En Nápoles permaneció nuestro Beato casi 53 años completos, ejerciendo, alternativamente, los oficios de cocinero, portero y limosnero, con edificación de todos, especialmente de los numerosos pobres que acudían al convento de Chiaia para recibir de Fr. Gil María una ayuda o una palabra de conforto.
Con solicitud franciscana y caridad activa el Beato Gil María consagró todas sus energías al servicio de los pobres y afligidos de toda suerte, injertándose profundamente en el tejido de la ciudad partenopea, que experimentaba en aquellos difíciles años fuertes tensiones sociales y escandalosas formas de pobreza, debido a las vicisitudes políticas que entonces afectaban al conjunto del Reino de Nápoles, Iglesia inclusive.
Innumerables fueron los prodigios que acompañaron la misión de bien y de paz de Fr. Gil María, hasta el punto de merecerle, en vida, el apelativo popular de «Consolador de Nápoles».

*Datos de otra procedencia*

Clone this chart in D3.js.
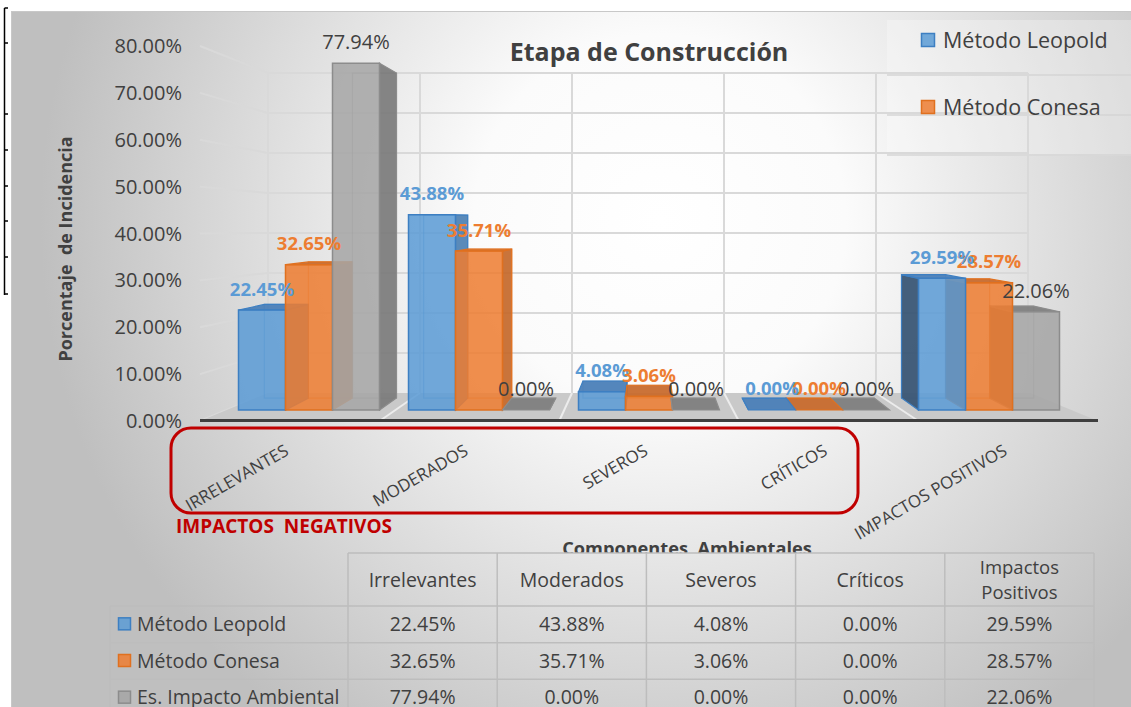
<!DOCTYPE html>
<html><head><meta charset="utf-8">
<script src="https://cdn.jsdelivr.net/npm/d3@7"></script>
<style>body{margin:0;background:#fff} svg{display:block} text{font-family:'Open Sans',sans-serif}</style>
</head><body><svg id="c" width="1131" height="707"></svg>
<script>
// ---------- DATA ----------
const categories = ["IRRELEVANTES","MODERADOS","SEVEROS","CRÍTICOS","IMPACTOS POSITIVOS"];
const tableHeaders = ["Irrelevantes","Moderados","Severos","Críticos","Impactos Positivos"];
const seriesNames = ["Método Leopold","Método Conesa","Es. Impacto Ambiental"];
const leopold = [22.45, 43.88, 4.08, 0.00, 29.59];
const conesa  = [32.65, 35.71, 3.06, 0.00, 28.57];
const eia     = [77.94, 0.00, 0.00, 0.00, 22.06];
const yTicks  = [0,10,20,30,40,50,60,70,80];
const legendSeries = ["Método Leopold","Método Conesa"];
const chartTitle = "Etapa de Construcción";
const yTitle = "Porcentaje  de Incidencia";
const xTitle = "Componentes  Ambientales";
const groupNote = "IMPACTOS  NEGATIVOS";

const seriesValues = [leopold, conesa, eia];
const fmt = v => v.toFixed(2) + "%";

// ---------- STYLE ----------
const pal = [
  {fill:"#5b9bd5", stroke:"#3d7fc2", side:"#4c80b3", left:"#3a5675", top:"#4b80b8", label:"#5b9bd5", bold:true},
  {fill:"#ed7d31", stroke:"#e0701f", side:"#c4682a", left:"#a85520", top:"#c86b2e", label:"#ed7d31", bold:true},
  {fill:"#a5a5a5", stroke:"#8c8c8c", side:"#7b7b7b", left:"#6e6e6e", top:"#7f7f7f", label:"#404040", bold:false}
];
const textCol = "#404040";

const svg = d3.select("#c");
const defs = svg.append("defs");
const rg = defs.append("radialGradient").attr("id","bg").attr("gradientUnits","userSpaceOnUse")
  .attr("cx",660).attr("cy",220).attr("r",620);
rg.append("stop").attr("offset",0).attr("stop-color","#ffffff");
rg.append("stop").attr("offset",0.3).attr("stop-color","#fbfbfb");
rg.append("stop").attr("offset",1).attr("stop-color","#bfbfbf");
defs.append("clipPath").attr("id","clipTop").append("rect").attr("x",0).attr("y",0).attr("width",1131).attr("height",553);

// background
svg.append("rect").attr("width",1131).attr("height",707).attr("fill","#fff");
svg.append("rect").attr("x",11.5).attr("y",11.5).attr("width",1125).attr("height",700)
  .attr("fill","url(#bg)").attr("stroke","#c8c8c8");

// black bracket at left
const br = svg.append("g").attr("stroke","#000").attr("stroke-width",1.5);
br.append("line").attr("x1",4.5).attr("x2",4.5).attr("y1",8).attr("y2",295);
[8,43,114,150,186,221,257,294].forEach(y=>br.append("line").attr("x1",4.5).attr("x2",8).attr("y1",y).attr("y2",y));

// ---------- SCALES ----------
const yLabel = d3.scaleLinear().domain([0,80]).range([421,46]);
const yBack  = d3.scaleLinear().domain([0,80]).range([393,73]);
const yFront = d3.scaleLinear().domain([0,80]).range([410,54]);
const xFront = d3.scaleBand().domain(categories).range([224,1074]);
const xBack  = d3.scaleBand().domain(categories).range([268,1028]);
const xFloor = d3.scaleBand().domain(categories).range([200,1098]);
const xSer   = d3.scaleBand().domain(seriesNames).range([0,141]);
const serOff = (xFront.bandwidth()-141)/2;
const VX = 649, VY = 220, K = 0.063;
const proj = p => [p[0] + K*(VX-p[0]), p[1] + K*(VY-p[1])];

// legend background box
svg.append("rect").attr("x",887).attr("y",20).attr("width",244).attr("height",136)
  .attr("fill","#ffffff").attr("opacity",0.28);
[75,115,155].forEach(y=>svg.append("line").attr("x1",887).attr("x2",1131).attr("y1",y).attr("y2",y)
  .attr("stroke","#d4d4d4").attr("stroke-width",1.5));

// ---------- WALLS ----------
const grid = svg.append("g").attr("stroke","#d9d9d9").attr("stroke-width",2).attr("fill","none");
yTicks.forEach(t=>{
  grid.append("line").attr("x1",200).attr("y1",yLabel(t)).attr("x2",268).attr("y2",yBack(t));
  if(t>0) grid.append("line").attr("x1",268).attr("y1",yBack(t)).attr("x2",1028).attr("y2",yBack(t));
});
const wallX = categories.map(c=>xBack(c)).concat([xBack.range()[1]]);
wallX.forEach(x=>grid.append("line").attr("x1",x).attr("x2",x).attr("y1",yBack(80)).attr("y2",yBack(0)));

// floor
svg.append("path").attr("d","M200,421L1098,421L1030,393L268,393Z").attr("fill","#c9c9c9");
const floorFront = categories.map(c=>xFloor(c)).concat([xFloor.range()[1]]);
wallX.forEach((x,i)=>{ if(i>0 && i<wallX.length-1)
  svg.append("line").attr("x1",x).attr("y1",393).attr("x2",floorFront[i]).attr("y2",421)
    .attr("stroke","#ececec").attr("stroke-width",2);});
svg.append("line").attr("x1",200).attr("x2",1098).attr("y1",420.5).attr("y2",420.5)
  .attr("stroke","#3f3f3f").attr("stroke-width",3);

// ---------- BARS ----------
const barG = svg.append("g");
const poly = pts => "M" + pts.map(p=>p.join(",")).join("L") + "Z";
const labels = [];
categories.forEach((cat,ci)=>{
  const order = (xFront(cat)+xFront.bandwidth()/2 > VX) ? [2,1,0] : [0,1,2];
  order.forEach(si=>{
    const v = seriesValues[si][ci];
    const c = pal[si];
    const x0 = xFront(cat)+serOff+xSer(seriesNames[si]);
    const x1 = x0 + xSer.bandwidth();
    const yT = yFront(v), yB = yFront(0);
    const fTL=[x0,yT], fTR=[x1,yT], fBR=[x1,yB], fBL=[x0,yB];
    const bTL=proj(fTL), bTR=proj(fTR), bBR=proj(fBR), bBL=proj(fBL);
    const g = barG.append("g");
    g.append("path").attr("d",poly([bTL,bTR,bBR,bBL])).attr("fill","none")
      .attr("stroke",c.stroke).attr("stroke-opacity",0.5).attr("stroke-width",1.2);
    if (x1 < VX) g.append("path").attr("d",poly([fTR,bTR,bBR,fBR])).attr("fill",c.side)
      .attr("fill-opacity",0.92).attr("stroke",c.stroke).attr("stroke-width",1.2);
    if (x0 > VX) g.append("path").attr("d",poly([fTL,bTL,bBL,fBL])).attr("fill",c.left)
      .attr("fill-opacity",0.95).attr("stroke",c.stroke).attr("stroke-width",1.2);
    if (yT > VY) g.append("path").attr("d",poly([fTL,fTR,bTR,bTL])).attr("fill",c.top)
      .attr("fill-opacity",0.95).attr("stroke",c.stroke).attr("stroke-width",1.2);
    if (v>0) g.append("path").attr("d",poly([fTL,fTR,fBR,fBL])).attr("fill",c.fill)
      .attr("fill-opacity",0.86).attr("stroke",c.stroke).attr("stroke-width",1.5);
    labels.push({x:(x0+x1)/2, y:yT-21, t:fmt(v), c});
  });
});
labels.forEach(l=>svg.append("text").attr("x",l.x).attr("y",l.y).attr("dy","0.35em")
  .attr("text-anchor","middle").attr("fill",l.c.label)
  .attr("font-weight",l.c.bold?"bold":"normal").attr("font-size",l.c.bold?18.5:20).text(l.t));

// ---------- Y AXIS ----------
yTicks.forEach(t=>svg.append("text").attr("x",182).attr("y",yLabel(t)).attr("dy","0.35em")
  .attr("text-anchor","end").attr("font-size",20).attr("fill",textCol).text(fmt(t)));
svg.append("text").attr("transform","translate(72,249) rotate(-90)").attr("text-anchor","middle")
  .attr("font-size",18).attr("font-weight","bold").attr("fill",textCol)
  .style("white-space","pre").text(yTitle);

// title
svg.append("text").attr("x",649).attr("y",52).attr("dy","0.35em").attr("text-anchor","middle")
  .attr("font-size",25).attr("font-weight","bold").attr("fill",textCol).text(chartTitle);

// legend
legendSeries.forEach((s,i)=>{
  const y = 40 + i*67;
  svg.append("rect").attr("x",921.5).attr("y",y-6.5).attr("width",13).attr("height",13)
    .attr("fill",pal[i].fill).attr("fill-opacity",0.85).attr("stroke",pal[i].stroke).attr("stroke-width",1.5);
  svg.append("text").attr("x",943).attr("y",y).attr("dy","0.35em").attr("font-size",21.5)
    .attr("fill",textCol).text(s);
});

// ---------- X labels ----------
svg.append("rect").attr("x",171).attr("y",428).attr("width",687).attr("height",85).attr("rx",20)
  .attr("fill","none").attr("stroke","#c00000").attr("stroke-width",3);
categories.forEach(c=>{
  const x = xFloor(c)+xFloor.bandwidth()/2;
  svg.append("text").attr("transform",`translate(${x},454) rotate(-30)`).attr("text-anchor","end")
    .attr("font-size",17).attr("fill",textCol).text(c);
});
svg.append("text").attr("x",176).attr("y",533).attr("font-size",19).attr("font-weight","bold")
  .attr("fill","#c00000").style("white-space","pre").text(groupNote);
svg.append("text").attr("x",687).attr("y",555).attr("text-anchor","middle").attr("clip-path","url(#clipTop)")
  .attr("font-size",18.2).attr("font-weight","bold").attr("fill",textCol).style("white-space","pre").text(xTitle);

// ---------- TABLE ----------
const tCol = d3.scaleBand().domain(tableHeaders).range([348,1094]);
const tRow = d3.scaleBand().domain(seriesNames).range([606,716]);
const tg = svg.append("g");
const lineC = "#bdbdbd";
const tFont = 19.5;
tg.append("line").attr("x1",348).attr("x2",1094).attr("y1",553).attr("y2",553).attr("stroke",lineC).attr("stroke-width",1.5);
tableHeaders.forEach(h=>{
  tg.append("line").attr("x1",tCol(h)).attr("x2",tCol(h)).attr("y1",553).attr("y2",716).attr("stroke",lineC).attr("stroke-width",1.5);
  const cx = tCol(h)+tCol.bandwidth()/2;
  const parts = h==="Impactos Positivos" ? ["Impactos","Positivos"] : [h];
  parts.forEach((p,i)=>tg.append("text").attr("x",cx).attr("y",580 + (i - (parts.length-1)/2)*25).attr("dy","0.35em")
    .attr("text-anchor","middle").attr("font-size",parts.length>1?18.5:tFont).attr("fill",textCol).text(p));
});
tg.append("line").attr("x1",1094).attr("x2",1094).attr("y1",553).attr("y2",716).attr("stroke",lineC).attr("stroke-width",1.5);
tg.append("line").attr("x1",110).attr("x2",110).attr("y1",606).attr("y2",716).attr("stroke",lineC).attr("stroke-width",1.5);
seriesNames.forEach((s,si)=>{
  const y0 = tRow(s);
  tg.append("line").attr("x1",110).attr("x2",1094).attr("y1",y0).attr("y2",y0).attr("stroke",lineC).attr("stroke-width",1.5);
  const cy = y0 + tRow.bandwidth()/2;
  tg.append("rect").attr("x",118.5).attr("y",cy-6.5).attr("width",12).attr("height",12)
    .attr("fill",pal[si].fill).attr("fill-opacity",0.85).attr("stroke",pal[si].stroke).attr("stroke-width",1.5);
  tg.append("text").attr("x",137).attr("y",cy).attr("dy","0.35em").attr("font-size",tFont).attr("fill",textCol).text(s);
  tableHeaders.forEach((h,ci)=>tg.append("text").attr("x",tCol(h)+tCol.bandwidth()/2).attr("y",cy).attr("dy","0.35em")
    .attr("text-anchor","middle").attr("font-size",tFont).attr("fill",textCol).text(fmt(seriesValues[si][ci])));
});
</script></body></html>
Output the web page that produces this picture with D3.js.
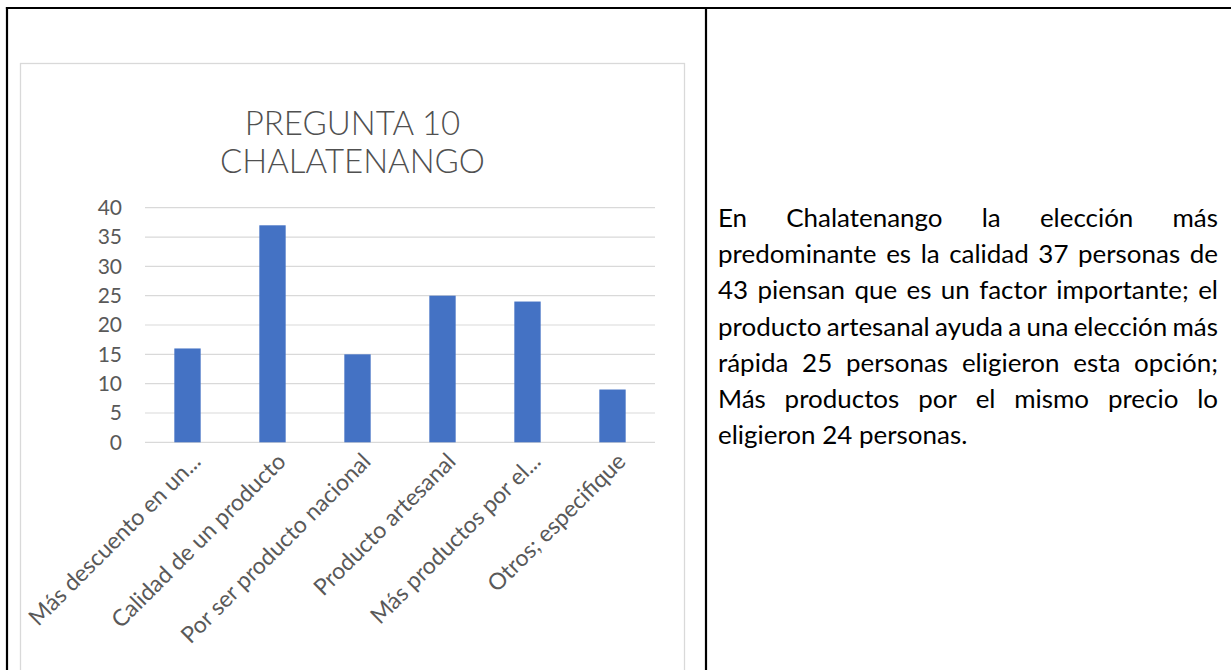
<!DOCTYPE html>
<html lang="es">
<head>
<meta charset="utf-8">
<title>Pregunta 10 Chalatenango</title>
<script src="https://cdn.jsdelivr.net/npm/d3@7"></script>
<style>
  html, body { margin: 0; padding: 0; background: #fff; }
  svg { display: block; }
</style>
</head>
<body>
<svg id="page" width="1231" height="670"></svg>
<script>
// Survey answers: question 10, Chalatenango
const categories = [
  "Más descuento en un producto",
  "Calidad de un producto",
  "Por ser producto nacional",
  "Producto artesanal",
  "Más productos por el mismo precio",
  "Otros; especifique"
];
const tickLabels = [
  "Más descuento en un...",
  "Calidad de un producto",
  "Por ser producto nacional",
  "Producto artesanal",
  "Más productos por el...",
  "Otros; especifique"
];
const values = [16, 37, 15, 25, 24, 9];
const yTicks = [0, 5, 10, 15, 20, 25, 30, 35, 40];
const titleLines = ["PREGUNTA 10", "CHALATENANGO"];
const paragraphLines = [
  "En Chalatenango la elección más",
  "predominante es la calidad 37 personas de",
  "43 piensan que es un factor importante; el",
  "producto artesanal ayuda a una elección más",
  "rápida 25 personas eligieron esta opción;",
  "Más productos por el mismo precio lo",
  "eligieron 24 personas."
];

const svg = d3.select("#page");
const textGray = "#595959";
const font = "Lato, 'Noto Sans', sans-serif";

// Table cell borders
const rules = svg.append("g").attr("stroke", "#000").attr("stroke-width", 2.2);
rules.append("line").attr("x1", 5.9).attr("x2", 1231).attr("y1", 8).attr("y2", 8);
rules.append("line").attr("x1", 7).attr("x2", 7).attr("y1", 7).attr("y2", 670);
rules.append("line").attr("x1", 706).attr("x2", 706).attr("y1", 7).attr("y2", 670);

// Chart area frame
svg.append("rect")
  .attr("x", 20.5).attr("y", 63.5)
  .attr("width", 664).attr("height", 640)
  .attr("fill", "#fff").attr("stroke", "#d9d9d9").attr("stroke-width", 1.3);

// Title
svg.append("g").selectAll("text").data(titleLines).join("text")
  .attr("x", 352.5)
  .attr("y", (d, i) => 135 + i * 38)
  .attr("text-anchor", "middle")
  .attr("font-family", font)
  .attr("font-weight", 300)
  .attr("font-size", 33)
  .attr("fill", "#505050")
  .text(d => d);

// Plot
const plot = { left: 145, right: 655, top: 207.7, bottom: 442.3 };

const x = d3.scaleBand()
  .domain(categories)
  .range([plot.left, plot.right])
  .paddingInner(0.69)
  .paddingOuter(0.345);

const y = d3.scaleLinear()
  .domain([0, 40])
  .range([plot.bottom, plot.top]);

// Horizontal gridlines
svg.append("g").selectAll("line").data(yTicks).join("line")
  .attr("x1", plot.left).attr("x2", plot.right)
  .attr("y1", d => y(d)).attr("y2", d => y(d))
  .attr("stroke", "#d9d9d9").attr("stroke-width", 1.2);

// Y axis labels
const yAxis = d3.axisLeft(y).tickValues(yTicks).tickSize(0).tickPadding(0);
const yg = svg.append("g").attr("transform", `translate(122,0)`).call(yAxis);
yg.select(".domain").remove();
yg.selectAll("text")
  .attr("font-family", font)
  .attr("font-size", 21)
  .attr("fill", textGray);

// Bars
svg.append("g").selectAll("rect").data(values).join("rect")
  .attr("x", (d, i) => x(categories[i]))
  .attr("y", d => y(d))
  .attr("width", x.bandwidth())
  .attr("height", d => y(0) - y(d))
  .attr("fill", "#4472c4");

// Category labels, rotated
svg.append("g").selectAll("text").data(categories).join("text")
  .attr("transform", d => `translate(${x(d) + x.bandwidth() / 2 + 9},${plot.bottom + 15}) rotate(-45)`)
  .attr("text-anchor", "end")
  .attr("dy", "0.35em")
  .attr("font-family", font)
  .attr("font-size", 23)
  .attr("fill", textGray)
  .text((d, i) => tickLabels[i]);

// Justified paragraph in the right cell
const para = { left: 718, right: 1218, baseline: 227, lead: 36.2 };
const probe = svg.append("text").attr("font-family", font).attr("font-size", 100).attr("visibility", "hidden");
function wordWidths(line) {
  return line.split(" ").map(w => { probe.text(w); return probe.node().getComputedTextLength() / 100; });
}
const spaceW = (() => { probe.text("a a"); const a2 = probe.node().getComputedTextLength(); probe.text("aa"); return (a2 - probe.node().getComputedTextLength()) / 100; })();
let bodySize = 27;
paragraphLines.slice(0, -1).forEach(line => {
  const ws = wordWidths(line);
  const natural = d3.sum(ws) + spaceW * (ws.length - 1) * 0.8;
  bodySize = Math.min(bodySize, (para.right - para.left) / natural);
});
bodySize = Math.max(bodySize, 24.5);

const pg = svg.append("g").attr("font-family", font).attr("font-size", bodySize).attr("fill", "#000");
paragraphLines.forEach((line, li) => {
  const words = line.split(" ");
  const ws = wordWidths(line).map(w => w * bodySize);
  const last = li === paragraphLines.length - 1;
  const gap = last ? spaceW * bodySize : ((para.right - para.left) - d3.sum(ws)) / (words.length - 1);
  let cx = para.left;
  words.forEach((w, wi) => {
    pg.append("text").attr("x", cx).attr("y", para.baseline + li * para.lead).text(w);
    cx += ws[wi] + gap;
  });
});
probe.remove();
</script>
</body>
</html>
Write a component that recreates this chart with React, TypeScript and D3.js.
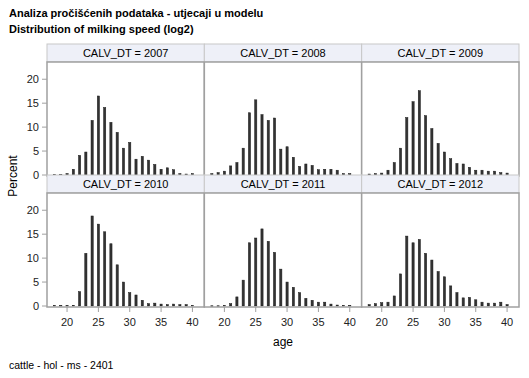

«¡Amad a Dios! ¡Amad a Dios!», solía repetir a cuantos encontraba en su cotidiano y fatigoso peregrinar por los calles de Nápoles. Los nobles y los doctos gustaban conversar con este franciscano de palabra sencilla e impregnada de fe. Los enfermos encontraban en él consuelo y fuerza para sobrellevar sus sufrimientos. Los pobres, los marginados y los explotados descubrían en el humilde limosnero el rostro misericordioso del amor de Dios.
La vida de nuestro Beato fue, con todo, esencialmente contemplativa. ¿Cómo no recordar su asidua oración nocturna ante el santísimo Sacramento de la Eucaristía, su tierna devoción a la Virgen María, Madre de Dios, su amor a la Natividad del Redentor, su devoción a los Santos? Su «contemplación en la acción» fue justamente lo que le hizo ver el sufrimiento y la miseria de los hermanos y lo que le convirtió en llama de ternura y caridad.
Envuelto en una amplia fama de santidad, Fr. Gil María acogió alegre al Rey de la gloria a las doce horas del día 7 de febrero de 1812, primer viernes del mes, en el momento mismo en que sonaban las campanas de la iglesita franciscana invitando a venerar el misterio de la Encarnación del Hijo de Dios en el seno de la Virgen María.
Pío IX declaró la heroicidad de sus virtudes el día 24 de febrero de 1868, León XIII lo beatificó el día 5 de febrero de 1888 y, el día 15 de diciembre de 1994, Juan Pablo II reconoció como milagro la curación, en 1937, de la señora Angela Mignogna, quien vive todavía, de un «coriocarcinoma uterino «, por intercesión de nuestro Beato, y lo declaró válido con vistas a la canonización.
Un mensaje de amor para nuestro tiempo
Anunciar el amor de Dios al hombre. He aquí la misión que la Providencia asignó a este humilde franciscano en un contexto social lacerado por luchas y discordias. En el nuevo Santo manifestó el Padre su amor a los marginados y olvidados. Fr. Gil María fue testigo del amor con su palabra sencilla y popular y, sobre todo, con su vida pobre y alegre, que confirmaba a los hermanos en la certeza de que Dios vive y actúa en medio de su pueblo.
El «mensaje» del nuevo Santo mantiene plena validez para la comunidad eclesial de nuestro tiempo. Llamada, ante la cercanía del Tercer Milenio, a asumir una nueva evangelización del mundo, la Iglesia actual encuentra en Fr. Gil María un modelo concreto de auténtico evangelizador.
Fr. Gil María interpela a los jóvenes, llamados a tomar decisiones generosas y decisivas para la vida del mundo. Interpela a las familias, a fin de que sean escuelas de vida para el futuro de la humanidad. Compromete a los consagrados a vivir su donación con fidelidad y coherencia.
El nuevo Santo es, para todos, «palabra de esperanza», testigo de la misericordia del Padre, invitación a la solidaridad y al compartir, un hermano que alienta a vivir fielmente el Evangelio de la caridad.